Though not the literary giant that Steinbeck was, Steigerwald, 63, is no slouch of a writer. A veteran reporter for the Los Angeles Times, Pittsburgh Post-Gazette and, most recently, a columnist for the Pittsburgh Tribune-Review, he recently took a buyout from the Tribune-Review and saw the coincidence of his freedom and the anniversary of Steinbeck’s trip as a sign to forge ahead.

Mr. Steigerwald will chronicle his own journey in a blog on the Pittsburgh Post-Gazette website, called “Travels Without Charley.” He hopes to craft his entries into a book someday—if he can ever find a publisher willing to back the idea.

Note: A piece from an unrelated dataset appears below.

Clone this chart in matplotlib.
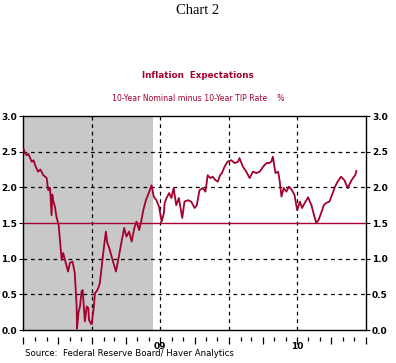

“I’m not a literary guy—I’m just an old journalist, and about three years ago I decided I’d like to drive across the country,” he said. “I’m not even really a Steinbeck fan, and I’m no dog lover, but I liked his idea of drive-by journalism. For a while there, though, I thought it was me against the whole world thinking this was a good idea.”

The approximately 10,000-mile trip took Steinbeck 11 weeks, with a nearly two-week luxurious recess in Chicago. Mr. Steigerwald, who is married to an apparently immensely tolerant woman, hopes to do it in about six weeks. He says he is “doing it on the cheap.” He plans to sleep in the back of his Toyota most nights—and did, parked on Long Wharf in Sag Harbor the night before he embarked.

The exact route, of course, is not laid out with a road map in Steinbeck’s book—as it likely would be true if it had been written today—so Mr. Steigerwald had to do a lot of careful reading and detective work to figure out the exact routes he would have taken. It was a task made particularly difficult by what many feel were instances of some artistic license taken by Steinbeck in his telling of his tale.

“He may have invented creative non-fiction long before the term came along,” Mr. Steigerwald said of some of the unexplained oddities in Steinbeck’s descriptions of parts of his journey. “I will follow the journey as precisely as I can based on what I’ve put together from reading the book.”

Steinbeck had intentionally stayed well off America’s still fledgling interstate highway system and major cities, and Mr. Steigerwald will do the same. Doing so extends the journey greatly—but that’s exactly the point.

“He was a good journalist, actually: He wanted to see where the people ate and prayed and drank—especially drank,” Mr. Steigerwald said of the notorious imbiber. “There have been a ridiculous number of changes in those places. But at the same time, because of the roads he took, I think I’m going to find that a lot has not changed as well.”